Chile has been described as one of the most socially conservative countries of Latin America where traditional gender roles and a patriarchal culture have been the historical norm. Throughout the twentieth century, women increasingly became more involved in politics and protest via women’s rights organisations, resulting in laws that uphold equality between men and women and ban discrimination based on gender.
Since 1990, when Chile returned to a democracy, women’s educational achievements, workforce participation, and legal rights have improved. Chile legalized divorce in 2004 and in 2006 Chilean politician Michelle Bachelet became the first woman president of Chile. However, Chilean women still face many economic and political challenges, including income disparity, high rates of domestic violence and lingering gender roles.
Chilean women in history
María de la Cruz, (1912–1995) was involved with women’s rights and suffrage in politics, as well as being a journalist, writer, and political commentator. In 1953, she became the first woman ever elected to the Chilean Senate.
In the late 1940’s women’s issues were embraced by First Lady Rosa Markman de Gonzalez Videla, who encouraged women to work and participate in politics through various organisations.
Amalia Errazuriz de Subercaseaux was an upper-middle class Chilean who introduced the Liga de Damas Chilenas (League of Chilean Ladies) in the 1960’s to “uphold and defend the interests of those women who worked for a living without attacking the principles of order and authority” with other organisations following her lead and politics.
Another of the women’s rights organisations was Amanda Labarca’s ‘Ladies Reading Club’ that believed all women should be educated and have a more influentially productive role in society and politics, regardless of their socio-economic status.

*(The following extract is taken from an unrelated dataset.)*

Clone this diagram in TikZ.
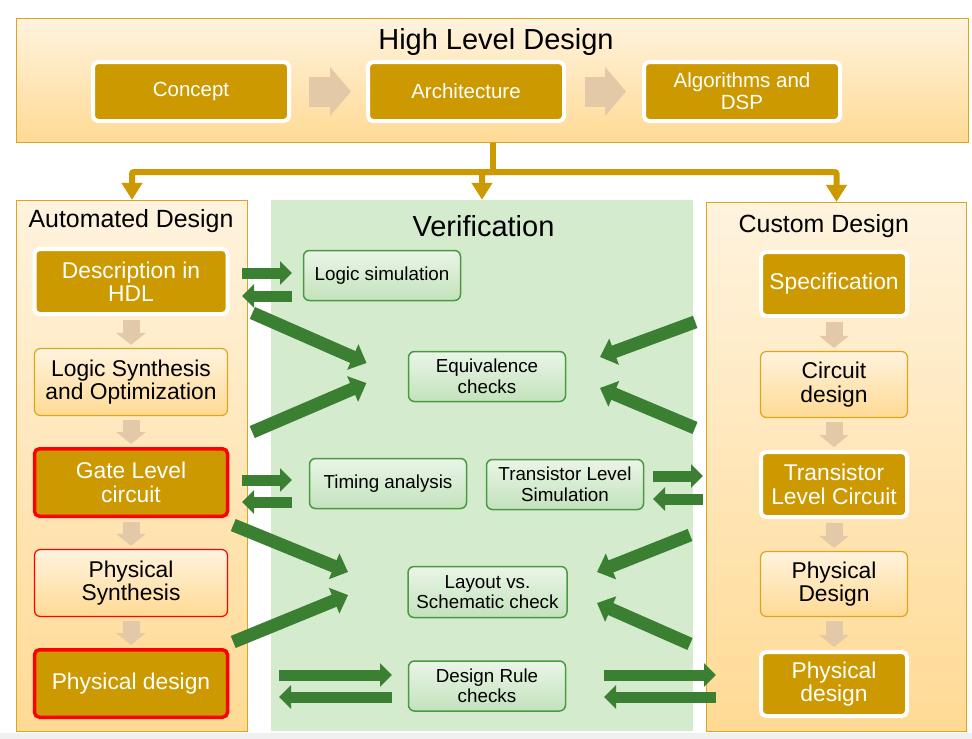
\documentclass[tikz,border=0pt]{standalone}
\usepackage{fontspec}
\setmainfont{Liberation Sans}
\usetikzlibrary{arrows.meta}

\definecolor{gold}{HTML}{CC9900}
\definecolor{goldline}{HTML}{DAA520}
\definecolor{paletop}{HTML}{FFF3DE}
\definecolor{palebot}{HTML}{FFDA94}
\definecolor{tanarr}{HTML}{E3C9A8}
\definecolor{verifbg}{HTML}{D4EBCE}
\definecolor{garr}{HTML}{3B7F33}
\definecolor{gline}{HTML}{4A9A42}
\definecolor{gtop}{HTML}{EAF5E7}
\definecolor{gbot}{HTML}{C3E2BC}

\tikzset{
  panel/.style={draw=goldline, line width=1.2pt, top color=paletop, bottom color=palebot},
  title/.style={anchor=base, font=\fontsize{24.9}{27}\selectfont},
  darkbox/.style={fill=gold, draw=white, line width=4pt, rounded corners=5pt, text=white,
    align=center, font=\fontsize{22.8}{23.5}\selectfont},
  lightbox/.style={draw=goldline, line width=1.2pt, rounded corners=6pt, top color=paletop,
    bottom color=palebot, align=center, font=\fontsize{22.8}{23.5}\selectfont},
  redbox/.style={draw=red, line width=3.5pt},
  vbox/.style={draw=gline, line width=1.5pt, rounded corners=6pt, top color=gtop, bottom color=gbot,
    minimum width=157pt, minimum height=50pt, align=center, font=\fontsize{18.8}{20.5}\selectfont},
  tandown/.style={draw=tanarr, line width=17pt, -{Triangle[length=12pt,width=29pt]},
    shorten <=3.5pt, shorten >=3pt},
  tanright/.style={draw=tanarr, line width=30pt, -{Triangle[length=21pt,width=48pt]}},
  gpair/.style={draw=garr, line width=11pt, -{Triangle[length=12pt,width=23pt]}},
  gdiag/.style={draw=garr, line width=13pt, -{Triangle[length=15pt,width=27pt]}},
  otree/.style={draw=gold, line width=6pt, rounded corners=2pt}
}

\begin{document}
\begin{tikzpicture}[x=1pt,y=-1pt]
\useasboundingbox (0,0) rectangle (972,739);
\fill[black!6] (0,733) rectangle (972,739);

\node[panel, minimum width=952pt, minimum height=124pt] (hld) at (492.5,80.5) {};
\node[panel, minimum width=231pt, minimum height=531pt] (auto) at (132,466) {};
\node[fill=verifbg, minimum width=422pt, minimum height=531pt] (verif) at (482,465.5) {};
\node[panel, minimum width=260pt, minimum height=529pt] (custom) at (836.5,467) {};

\node[title, font=\fontsize{29}{31}\selectfont] (hldtitle) at (496,49) {High Level Design};
\node[title] (autotitle) at (131,227.7) {Automated Design};
\node[title, font=\fontsize{29}{31}\selectfont] (veriftitle) at (483.5,236) {Verification};
\node[title] (customtitle) at (823.8,232.7) {Custom Design};

\node[darkbox, minimum width=196pt, minimum height=59pt, font=\fontsize{20.5}{22}\selectfont] (concept) at (191,91.5) {Concept};
\node[darkbox, minimum width=196pt, minimum height=59pt, font=\fontsize{20.5}{22}\selectfont] (arch) at (466,91.5) {Architecture};
\node[darkbox, minimum width=196pt, minimum height=59pt, font=\fontsize{20.5}{22}\selectfont] (algo) at (742,91.5) {Algorithms and\\DSP};

\node[darkbox, minimum width=193pt, minimum height=65pt] (hdl) at (131,281.5) {Description in\\HDL};
\node[lightbox, minimum width=193pt, minimum height=67pt] (logsyn) at (131,382) {Logic Synthesis\\and Optimization};
\node[darkbox, redbox, minimum width=193pt, minimum height=67.5pt] (gate) at (131,482.5) {Gate Level\\circuit};
\node[lightbox, draw=red, minimum width=193pt, minimum height=67pt] (physyn) at (131,583) {Physical\\Synthesis};
\node[darkbox, redbox, minimum width=193pt, minimum height=67.5pt] (physdes) at (131,683.5) {Physical design};

\node[darkbox, minimum width=146pt, minimum height=64pt] (spec) at (834,284) {Specification};
\node[lightbox, minimum width=147pt, minimum height=66pt] (circ) at (834,384.5) {Circuit\\design};
\node[darkbox, minimum width=146pt, minimum height=65pt] (tlc) at (834,484.5) {Transistor\\Level Circuit};
\node[lightbox, minimum width=147pt, minimum height=65pt] (phd) at (834,584) {Physical\\Design};
\node[darkbox, minimum width=146pt, minimum height=64pt] (phdes) at (834,684) {Physical\\design};

\node[vbox] (logsim) at (382,275.5) {Logic simulation};
\node[vbox] (equiv) at (487,376.5) {Equivalence\\checks};
\node[vbox] (timing) at (388,483.5) {Timing analysis};
\node[vbox] (tls) at (565,484.5) {Transistor Level\\Simulation};
\node[vbox, minimum width=159pt, minimum height=51pt] (lvs) at (487.5,592) {Layout vs.\\Schematic check};
\node[vbox] (drc) at (487,686) {Design Rule\\checks};

\coordinate (split) at (492.5,172);
\draw[otree] (hld.south) -- (split);
\draw[otree, -{Triangle[length=17pt,width=20pt]}] (split) -| (auto.north);
\draw[otree, -{Triangle[length=17pt,width=20pt]}] (split) -| (verif.north);
\draw[otree, -{Triangle[length=17pt,width=20pt]}] (split) -| (custom.north);

\draw[tanright, shorten <=18pt, shorten >=15pt] (concept) -- (arch);
\draw[tanright, shorten <=19pt, shorten >=16pt] (arch) -- (algo);

\draw[tandown] (hdl) -- (logsyn);
\draw[tandown] (logsyn) -- (gate);
\draw[tandown] (gate) -- (physyn);
\draw[tandown] (physyn) -- (physdes);
\draw[tandown] (spec) -- (circ);
\draw[tandown] (circ) -- (tlc);
\draw[tandown] (tlc) -- (phd);
\draw[tandown] (phd) -- (phdes);

\draw[gpair, shorten <=12.5pt, shorten >=10.75pt] ([yshift=8.5pt]hdl.east) -- ([yshift=2.5pt]logsim.west);
\draw[gpair, shorten <=10.75pt, shorten >=12.5pt] ([yshift=-20.5pt]logsim.west) -- ([yshift=-14.5pt]hdl.east);
\draw[gpair, shorten <=12.75pt, shorten >=16.75pt] ([yshift=2.5pt]gate.east) -- ([yshift=3.5pt]timing.west);
\draw[gpair, shorten <=16.75pt, shorten >=12.75pt] ([yshift=-18.5pt]timing.west) -- ([yshift=-19.5pt]gate.east);
\draw[gpair, shorten <=8.75pt, shorten >=56pt] ([yshift=8.5pt]tls.east) -- ([yshift=8.5pt]tlc.west);
\draw[gpair, shorten <=56pt, shorten >=8.75pt] ([yshift=-14.5pt]tlc.west) -- ([yshift=-14.5pt]tls.east);
\draw[gpair, shorten <=49.75pt, shorten >=15.75pt] ([yshift=8.5pt]physdes.east) -- ([yshift=11pt]drc.west);
\draw[gpair, shorten <=15.75pt, shorten >=49.75pt] ([yshift=-11pt]drc.west) -- ([yshift=-13.5pt]physdes.east);
\draw[gpair, shorten <=37.75pt, shorten >=43pt] ([yshift=11pt]drc.east) -- ([yshift=9pt]phdes.west);
\draw[gpair, shorten <=43pt, shorten >=37.75pt] ([yshift=-13pt]phdes.west) -- ([yshift=-11pt]drc.east);

\draw[gdiag, shorten <=25pt, shorten >=45pt] ([yshift=-21.4pt]hdl.east) -- ([yshift=-4.6pt]equiv.west);
\draw[gdiag, shorten <=25pt, shorten >=45pt] ([yshift=40.6pt]gate.east) -- ([yshift=11.2pt]equiv.west);
\draw[gdiag, shorten <=68pt, shorten >=36pt] ([yshift=-14.4pt]spec.west) -- ([yshift=7.1pt]equiv.east);
\draw[gdiag, shorten <=69.4pt, shorten >=36.6pt] ([yshift=29.6pt]tlc.west) -- ([yshift=2.7pt]equiv.east);
\draw[gdiag, shorten <=4.3pt, shorten >=64pt] ([yshift=-5.4pt]gate.south east) -- ([yshift=-4.2pt]lvs.west);
\draw[gdiag, shorten <=4.3pt, shorten >=64pt] ([yshift=4.4pt]physdes.north east) -- ([yshift=21.2pt]lvs.west);
\draw[gdiag, shorten <=74.2pt, shorten >=31.5pt] ([yshift=-23.1pt]tlc.west) -- ([yshift=8.4pt]lvs.east);
\draw[gdiag, shorten <=75.4pt, shorten >=32pt] ([yshift=9.6pt]phdes.west) -- ([yshift=1.9pt]lvs.east);
\end{tikzpicture}
\end{document}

In the 1960’s, campaigns for the Christian democrats emphasized women and women’s issues as a way of capturing the women’s vote. The Christian democratic change of government created policies giving women access to birth control and modernised women’s organisations. These underlying issues of gender hierarchy, neglected women in poverty.
Carmen Gloria Aguayo revolutionised the mother’s centres in a move away from the traditional view of motherhood, heading the Christian Democrat party’s women’s departments to initiate policies for maternity leave, equitable pay and occupation and new opportunities for training and learning.

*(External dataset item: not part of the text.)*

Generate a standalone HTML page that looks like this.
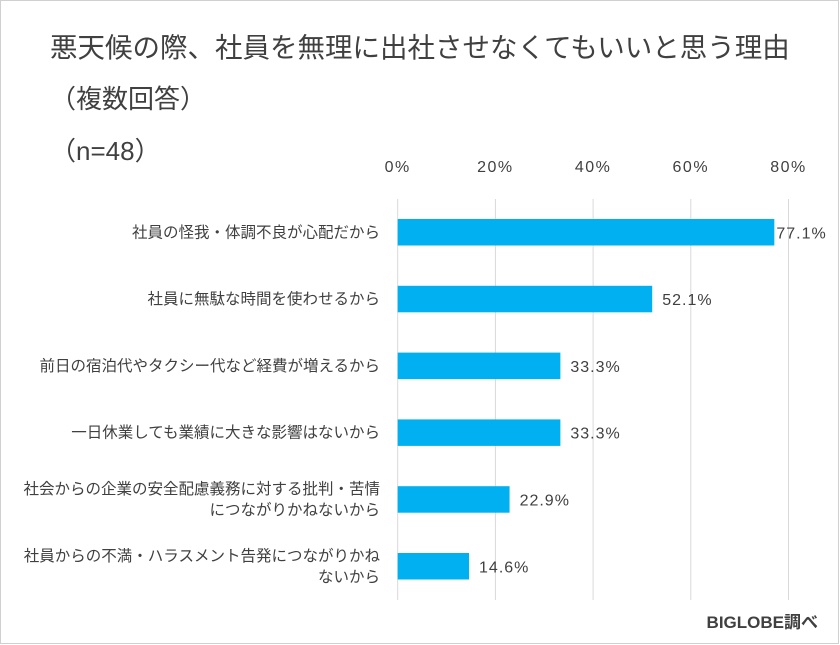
<!DOCTYPE html>
<html><head><meta charset="utf-8">
<style>
body{margin:0;background:#fff;}
#c{position:relative;width:840px;height:645px;overflow:hidden;font-family:"Liberation Sans","Noto Sans CJK JP",sans-serif;}
</style></head>
<body>
<div id="c">
<svg id="svg" width="840" height="645" xmlns="http://www.w3.org/2000/svg">
<rect x="0.5" y="0.5" width="838" height="643" fill="#fff" stroke="#d0d0d0"/>
<text x="50" y="57" font-size="27.5" fill="#404040" font-family="Liberation Sans, Noto Sans CJK JP, sans-serif">悪天候の際、社員を無理に出社させなくてもいいと思う理由</text>
<text x="50" y="108" font-size="26" fill="#404040" font-family="Liberation Sans, Noto Sans CJK JP, sans-serif">（複数回答）</text>
<text x="50" y="160" font-size="26" fill="#404040" font-family="Liberation Sans, Noto Sans CJK JP, sans-serif">（n=48）</text>
<g id="grid"></g><g id="bars"></g>
<text x="818" y="628" font-size="17" font-weight="bold" fill="#404040" text-anchor="end" font-family="Liberation Sans, Noto Sans CJK JP, sans-serif">BIGLOBE調べ</text>
</svg>
</div>
<script>
const categories=[["社員の怪我・体調不良が心配だから"],["社員に無駄な時間を使わせるから"],["前日の宿泊代やタクシー代など経費が増えるから"],["一日休業しても業績に大きな影響はないから"],["社会からの企業の安全配慮義務に対する批判・苦情","につながりかねないから"],["社員からの不満・ハラスメント告発につながりかね","ないから"]];
const values=[77.1,52.1,33.3,33.3,22.9,14.6];
const ticks=[0,20,40,60,80];
const NS="http://www.w3.org/2000/svg";
const x0=397.7,pxPer=4.885,yTop=219,step=66.8,bh=26.5;
function xs(v){return x0+v*pxPer;}
function ys(i){return yTop+i*step;}
const grid=document.getElementById('grid'),bars=document.getElementById('bars');
function mk(tag,attrs,parent){const e=document.createElementNS(NS,tag);for(const k in attrs)e.setAttribute(k,attrs[k]);parent.appendChild(e);return e;}
ticks.forEach(t=>{
 const l=mk('line',{x1:xs(t),x2:xs(t),y1:199,y2:600,stroke:'#d9d9d9','stroke-width':1},grid);
 
 
 const tx=mk('text',{x:xs(t),y:172,'font-size':16,fill:'#404040','text-anchor':'middle','letter-spacing':'1.5'},grid);
 tx.textContent=t+'%';
 
 
});
values.forEach((v,i)=>{
 const r=mk('rect',{x:x0,y:ys(i),width:xs(v)-x0,height:bh,fill:'#00b0f0'},bars);
 
 
 const lb=mk('text',{x:xs(v)+(v>70?2:10),y:ys(i)+bh/2+6,'font-size':16,fill:'#404040','letter-spacing':'1'},bars);
 lb.textContent=v.toFixed(1)+'%';
 
 
 const lines=categories[i];
 lines.forEach((s,j)=>{
  const cy=ys(i)+bh/2+5+(j-(lines.length-1)/2)*21;
  const c=mk('text',{x:380,y:cy,'font-size':15.5,fill:'#404040','text-anchor':'end'},bars);
  c.textContent=s;
  
  
 });
});
</script>
</body></html>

Currently, women in Chile have many of the same rights as men. The National Women’s Service (SERNAM) is one of the state organisations charged with protecting women’s legal rights in the public sector.
Working women on low-income receive subsidised child care through legislation passed in 1994. A 2007 bill gave mothers had direct access to child support payments. In 2009, presidential campaigning led to equality reforms including maternity leave, flexible work schedules and job training. Female workers not working in the formal employment market and without an employment contract do not receive paid maternity leave.
Women were granted the right to vote in 1931 (in municipal elections) and 1949 (national elections).
On December 1, 1971 thousands of women who were against the newly elected socialist Salvador Allende marched through Santiago to protest government policies in the ‘March of the Empty Pots and Pans’.
When Allende was ousted in a military coup in 1973, patriarchal values returned to government and women’s legal rights fell behind most of Latin America. Chile returned to democracy in 1990 and the government began investing more on politics and economic resources to expand social welfare programs.
The National Women’s Service (SERNAM) was founded in 1991 and is one of the organisations created by the state to draft executive bills concerning women’s rights.
Centres for research include The Women’s Study Centre and La Morada. The Women’s Study Centre is one of Chile’s non-profit organisations founded in 1984 that conducts research, trains women, and tries to increase women’s participation in politics. La Morada is another of the non-profit organisations that works to expand the rights of women through involvement in politics, education and culture to eradicate violence.
Notable Chilean women
In 1945, Gabriela Mistral was the first Latin American to win the Nobel Prize for Literature. Other notable female authors from Chile include Isabel Allende, Marta Brunet and more.
In 1999, Gladys Marín and Sara Larraín were the first women to be presidential candidates in Chile. The year before, Marín was the first person in Chile to charge Augusto Pinochet for crimes committed during his dictatorship.
Michelle Bachelet is serving as the first woman president of Chile since 2006 with half her cabinet female. Bachelet has increased the budget of SERNAM and her administration haw an active role in furthering opportunities and policies for and about women, creating or improving child care, pension reform and breastfeeding laws.
In the 2006 election, Soledad Alvear, a Christian Democrat, ran for the presidency against Bachelet. She is also the woman responsible for organizing and structuring SERNAM.